Basically they say that the e-field inside the conductor is zero, as we all know, and then they find the flux through a gaussian cylinder with its axis oriented perpendicular to the surface. Gauss' law tells us that the flux exiting a gaussian surface is proportional to the enclosed charge. Since the e-field inside the conductor is zero, and the sides and bottom end of the cylinder are inside the conductor, ALL of the flux from the charges enclosed by the cylinder must exit through the top surface (which is just outside the conductor's surface).

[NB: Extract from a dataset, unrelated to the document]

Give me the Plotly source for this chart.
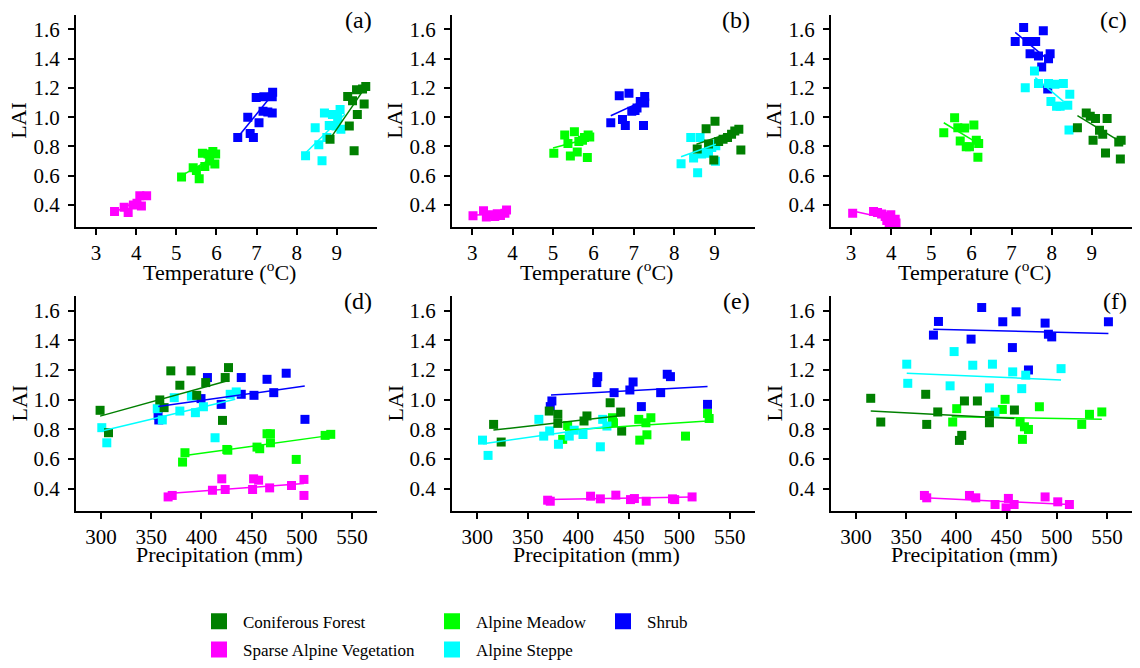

Another way to think about it: the field lines from each positive charge on the surface of the conductor must run from the positive charge to a negative charge. Since there aren't enough negative charges for all the excess positive charges, their field lines have nowhere to run to inside the conductor. If you've seen the field line pattern from two like charges placed next to each other, you'll remember that they bend away from each charge. Now imagine a positive charge on the surface of the conductor. It's surrounded by positive charges on all sides, and the only direction for its own field lines to run is outwards, away from the conductor. The same is true for every other positive charge. So the e-field from the charges outside the disk in your book's example isn't "used up", it simply goes elsewhere.

Hopefully that's all correct. If not, someone let me know.

I too had trouble there, but the explanation in Griffiths is satisfactory. It goes like this : the electric field near a large charged sheet is E=σ/2ε° on both sides and they both point in the opposite directions, so as you cross the surface there is a discontinuity in the E field by σ/ε° (can you see why?)
Now, since the E field inside the conductor is zero, the field outside it is σ/ε° as there must be a discontinuity by this amount.

It may help if look at the case of a parallel plate capacitor (the ideal case, with infinite plates). For the usual case, with opposite charges, you have a situation somehow reversed: the fields from the two plates add up inside the capacitor (so the field is σ/εo) and cancel each other outside the capacitor.

You can imagine that the two plates have the same type of charge too, and draw again the fields to see how they add and subtract.